The derailment occurred where all tamping stopped, Carmody said. She refused to speculate whether that was a factor.

Before Carmody’s briefing, Rep. Jack Quinn ( news, bio, voting record), R-N.Y., chairman of the House transportation subcommittee on railroads, said initial reports show “the extreme temperatures in the Washington, D.C., area may have caused a heat kink in the track, forcing the train to derail.”

Freight carrier CSX Transportation, which owns and operates the tracks, said it was ordering Amtrak and other passenger carriers that use its lines to slow down and follow other rules imposed on its freight trains on days when heat threatens to warp rails.

Passenger trains are shorter and lighter than freight trains. The pressure a freight train can put on rail can actually raise its temperature but a passenger train is generally too light for that.

CSX said the change would continue at least until the end of the summer, when temperatures rise to 90 degrees on consecutive days or fluctuate by 40 degrees two days in a row. Heat orders are in effect between 1 p.m. to 9 p.m.

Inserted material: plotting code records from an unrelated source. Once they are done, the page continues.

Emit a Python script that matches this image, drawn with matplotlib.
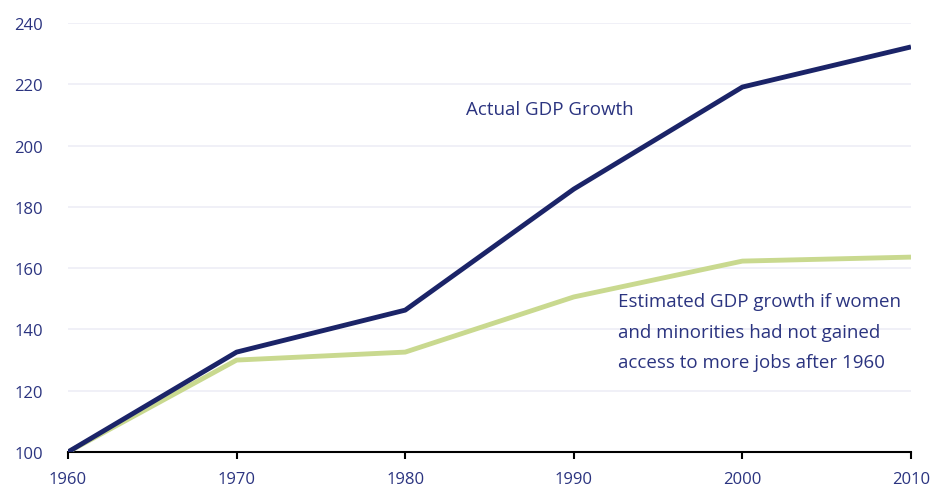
import numpy as np
import matplotlib.pyplot as plt

years = [1960, 1970, 1980, 1990, 2000, 2010]
actual_gdp = [100, 132.6, 146.3, 185.8, 219.1, 232.2]
estimated_gdp = [100, 130.0, 132.6, 150.6, 162.3, 163.6]
yticks = [100, 120, 140, 160, 180, 200, 220, 240]

text_color = '#2b3480'
navy = '#1b2468'
green = '#c9d98f'

plt.rcParams['font.family'] = ['Open Sans', 'DejaVu Sans']

fig = plt.figure(figsize=(9.49, 4.89), dpi=100)
ax = fig.add_axes([68/949, 1 - 453/489, 843/949, 429/489])

ax.plot(years, estimated_gdp, color=green, lw=3.5, solid_capstyle='butt', zorder=3)
ax.plot(years, actual_gdp, color=navy, lw=3.5, solid_capstyle='butt', zorder=4)

ax.set_xlim(1960, 2010)
ax.set_ylim(100, 240)
ax.set_xticks(years)
ax.set_yticks(yticks)
ax.grid(axis='y', color='#eeeef6', lw=1.2, zorder=0)
ax.set_axisbelow(True)

for s in ['top', 'right', 'left']:
    ax.spines[s].set_visible(False)
ax.spines['bottom'].set_color('black')
ax.spines['bottom'].set_linewidth(1.5)

ax.tick_params(axis='x', direction='out', length=5, width=1.5, color='black',
               labelcolor=text_color, labelsize=12, pad=9)
ax.tick_params(axis='y', length=0, labelcolor=text_color, labelsize=12, pad=18)

ax.text(1983.6, 212.0, 'Actual GDP Growth', color=text_color, fontsize=13.5,
        ha='left', va='center')
ax.text(1992.6, 139.3,
        'Estimated GDP growth if women\nand minorities had not gained\naccess to more jobs after 1960',
        color=text_color, fontsize=13.5, ha='left', va='center', linespacing=1.9)

fig.savefig('out.png', dpi=100)
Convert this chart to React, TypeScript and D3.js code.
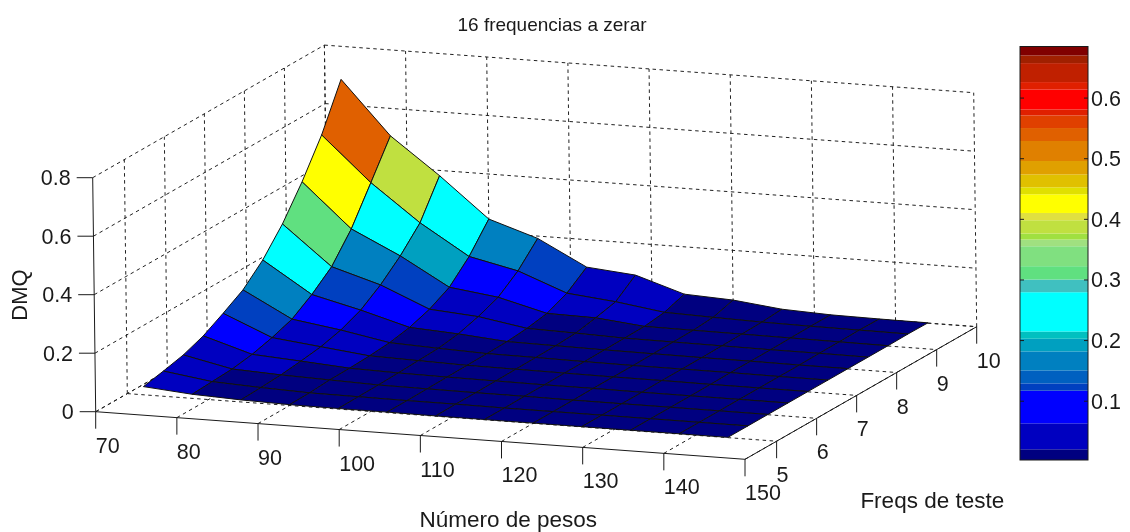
import React, {useEffect, useRef} from 'react';
import * as d3 from 'd3';

// surface samples
const weights = [72, 78, 84, 90, 96, 102, 108, 114, 120, 126, 132, 138, 144];
const freqs = [5, 5.5, 6, 6.5, 7, 7.5, 8, 8.5, 9, 9.5, 10];
// one row of DMQ per test frequency, same order as freqs
const dmq0 = [0.028, 0.014, 0.007, 0.003, 0.002, 0.002, 0.001, 0.001, 0.001, 0.001, 0.001, 0.001, 0.001];
const dmq1 = [0.042, 0.018, 0.01, 0.004, 0.003, 0.002, 0.002, 0.001, 0.001, 0.001, 0.001, 0.001, 0.001];
const dmq2 = [0.058, 0.022, 0.014, 0.009, 0.004, 0.003, 0.002, 0.002, 0.001, 0.001, 0.001, 0.001, 0.001];
const dmq3 = [0.084, 0.033, 0.022, 0.01, 0.006, 0.004, 0.003, 0.002, 0.002, 0.001, 0.001, 0.001, 0.001];
const dmq4 = [0.122, 0.051, 0.032, 0.013, 0.009, 0.005, 0.004, 0.003, 0.002, 0.002, 0.001, 0.001, 0.001];
const dmq5 = [0.163, 0.075, 0.05, 0.019, 0.012, 0.006, 0.005, 0.003, 0.002, 0.002, 0.002, 0.001, 0.001];
const dmq6 = [0.226, 0.12, 0.079, 0.032, 0.022, 0.008, 0.006, 0.004, 0.003, 0.002, 0.002, 0.001, 0.001];
const dmq7 = [0.31, 0.176, 0.126, 0.055, 0.042, 0.014, 0.01, 0.005, 0.004, 0.003, 0.002, 0.002, 0.001];
const dmq8 = [0.415, 0.266, 0.186, 0.091, 0.069, 0.026, 0.023, 0.006, 0.005, 0.004, 0.003, 0.002, 0.001];
const dmq9 = [0.536, 0.385, 0.26, 0.157, 0.12, 0.056, 0.039, 0.015, 0.01, 0.006, 0.004, 0.003, 0.002];
const dmq10 = [0.687, 0.506, 0.382, 0.246, 0.192, 0.106, 0.091, 0.038, 0.03, 0.011, 0.004, 0.002, 0.001];
const dmq = [dmq0, dmq1, dmq2, dmq3, dmq4, dmq5, dmq6, dmq7, dmq8, dmq9, dmq10];

// ticks
const xTicks = [70, 80, 90, 100, 110, 120, 130, 140, 150];
const fTicks = [5, 6, 7, 8, 9, 10];
const zTicks = [0, 0.2, 0.4, 0.6, 0.8];
const barTicks = [0.1, 0.2, 0.3, 0.4, 0.5, 0.6];

// colour map bands as they show in the colour bar, low to high
const bandEdges = [
  0.003, 0.0207, 0.0635, 0.1173, 0.1294, 0.1508, 0.1821, 0.203, 0.215, 0.2798,
  0.3007, 0.3227, 0.3556, 0.3666, 0.3765, 0.3985, 0.4105, 0.4413, 0.4528, 0.4742,
  0.4962, 0.5292, 0.5506, 0.5714, 0.5813, 0.6143, 0.6264, 0.6577, 0.6703, 0.6851,
];
const bandColors = [
  '#000080', '#0000c0', '#0000ff', '#0040c0', '#0060c0', '#0080c0', '#00a0c0', '#00c0c0',
  '#00ffff', '#40c0c0', '#60e080', '#80e080', '#a0e080', '#a0e040', '#c0e040', '#e0e040',
  '#ffff00', '#e0e000', '#e0c000', '#e0a000', '#e08000', '#e06000', '#e04000', '#e02000',
  '#ff0000', '#e02000', '#c02000', '#a02000', '#800000',
];

const FONT = '"Liberation Sans", Arial, sans-serif';
const INK = '#1a1a1a';

const App: React.FC = () => {
  const svgRef = useRef<SVGSVGElement>(null);

  useEffect(() => {
    const svg = d3.select(svgRef.current);
    svg.selectAll('*').remove();

    // axis scales run 0..1 along each edge of the box
    const xs = d3.scaleLinear().domain([70, 150]).range([0, 1]);
    const fs = d3.scaleLinear().domain([4.21, 10]).range([0, 1]);
    const zs = d3.scaleLinear().domain([0, 0.8]).range([0, 1]);
    const color = d3.scaleThreshold<number, string>()
      .domain(bandEdges.slice(1, -1))
      .range(bandColors);

    // orthographic view: box corner plus one vector per axis
    const project = (x: number, f: number, z: number): [number, number] => [
      95.7 + 649.3 * xs(x) + 231.7 * fs(f) - 3 * zs(z),
      411.7 + 47.6 * xs(x) - 132.6 * fs(f) - 234 * zs(z),
    ];
    const line = d3.line();
    const fMin = fs.domain()[0];

    // dashed box grid
    const grid = svg.append('g')
      .attr('fill', 'none')
      .attr('stroke', '#222')
      .attr('stroke-width', 1)
      .attr('stroke-dasharray', '3.5,3.5');
    const segment = (a: [number, number], b: [number, number]) =>
      grid.append('path').attr('d', line([a, b]));
    xTicks.forEach((x) => {
      segment(project(x, fMin, 0), project(x, 10, 0));
      segment(project(x, 10, 0), project(x, 10, 0.8));
    });
    fTicks.forEach((f) => {
      segment(project(70, f, 0), project(150, f, 0));
      segment(project(70, f, 0), project(70, f, 0.8));
    });
    zTicks.forEach((z) => {
      segment(project(70, fMin, z), project(70, 10, z));
      segment(project(70, 10, z), project(150, 10, z));
    });

    // box edges and ticks
    const axes = svg.append('g').attr('fill', 'none').attr('stroke', INK).attr('stroke-width', 1);
    const solid = (a: [number, number], b: [number, number]) =>
      axes.append('path').attr('d', line([a, b]));
    solid(project(70, fMin, 0), project(150, fMin, 0));
    solid(project(150, fMin, 0), project(150, 10, 0));
    solid(project(70, fMin, 0), project(70, fMin, 0.8));

    const label = (px: number, py: number, text: string, anchor = 'middle', size = 21.5) =>
      svg.append('text')
        .attr('x', px)
        .attr('y', py)
        .attr('text-anchor', anchor)
        .attr('font-family', FONT)
        .attr('font-size', size)
        .attr('fill', INK)
        .text(text);

    xTicks.forEach((x) => {
      const [px, py] = project(x, fMin, 0);
      solid([px, py], [px, py + 17]);
      label(px, py + 41, String(x), 'start');
    });
    fTicks.forEach((f) => {
      const [px, py] = project(150, f, 0);
      solid([px, py], [px, py + 17]);
      label(px, py + 41, String(f), 'start');
    });
    zTicks.forEach((z) => {
      const [px, py] = project(70, fMin, z);
      solid([px, py], [px - 16, py]);
      label(px - 22, py + 7.5, String(z), 'end');
    });

    // surface, back to front; each face takes the colour of its first corner
    const faces = svg.append('g').attr('stroke', '#111').attr('stroke-width', 1).attr('stroke-linejoin', 'round');
    for (let k = freqs.length - 2; k >= 0; k--) {
      for (let j = 0; j < weights.length - 1; j++) {
        const corners = [
          project(weights[j], freqs[k], dmq[k][j]),
          project(weights[j + 1], freqs[k], dmq[k][j + 1]),
          project(weights[j + 1], freqs[k + 1], dmq[k + 1][j + 1]),
          project(weights[j], freqs[k + 1], dmq[k + 1][j]),
        ];
        faces.append('path')
          .attr('d', line(corners) + 'Z')
          .attr('fill', color(dmq[k][j]));
      }
    }

    // colour bar
    const barY = d3.scaleLinear()
      .domain([bandEdges[0], bandEdges[bandEdges.length - 1]])
      .range([460, 46.5]);
    const barX0 = 1020;
    const barX1 = 1088;
    svg.append('g')
      .selectAll('rect')
      .data(bandColors)
      .enter()
      .append('rect')
      .attr('x', barX0)
      .attr('width', barX1 - barX0)
      .attr('y', (_d: string, i: number) => barY(bandEdges[i + 1]))
      .attr('height', (_d: string, i: number) => barY(bandEdges[i]) - barY(bandEdges[i + 1]))
      .attr('fill', (d: string) => d);
    svg.append('rect')
      .attr('x', barX0)
      .attr('y', barY.range()[1])
      .attr('width', barX1 - barX0)
      .attr('height', barY.range()[0] - barY.range()[1])
      .attr('fill', 'none')
      .attr('stroke', INK);
    barTicks.forEach((t) => {
      const py = barY(t);
      svg.append('path').attr('d', line([[barX0, py], [barX0 + 4, py]])).attr('stroke', INK);
      svg.append('path').attr('d', line([[barX1 - 4, py], [barX1, py]])).attr('stroke', INK);
      label(barX1 + 3, py + 7.5, String(t), 'start');
    });

    // titles
    label(552, 31, '16 frequencias a zerar', 'middle', 19);
    label(508.3, 526.5, 'Número de pesos', 'middle', 22.5);
    label(932.3, 508, 'Freqs de teste', 'middle', 22.5);
    label(0, 0, 'DMQ', 'middle', 22).attr('transform', 'translate(26.5,295) rotate(-90)');
  }, []);

  return (
    <svg
      ref={svgRef}
      width={1130}
      height={532}
      style={{position: 'absolute', left: 0, top: 0, background: '#fff', filter: 'blur(0.4px)'}}
    />
  );
};

export default App;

“We have a duty to protect the people that ride on passenger trains on our rail lines,” said Alan F. Crown, executive vice president-transportation for CSX. “Until we know more facts about the recent derailment and are able to determine if there is a better solution, we’re taking the most conservative course.”

The speed limit on the stretch of track where the accident happened normally is 70 mph for passenger trains and 55 mph for freight trains, CSX said. A heat order issued by CSX on Monday required freight trains, but not passenger trains, to travel 10 mph below the posted speed limit.

Under the new policy, passenger trains will not be allowed to travel faster than freight trains when heat orders are in effect. For example, the Amtrak train would have been limited to 45 mph on Monday if the new rules had been in effect.

Amtrak spokesman Bill Epstein declined to comment about the specifics of the new policy, saying officials there hadn’t seen it yet.

“When we run on a host rail line, we have to follow their rules and regulations. That’s a general rule,” Epstein said.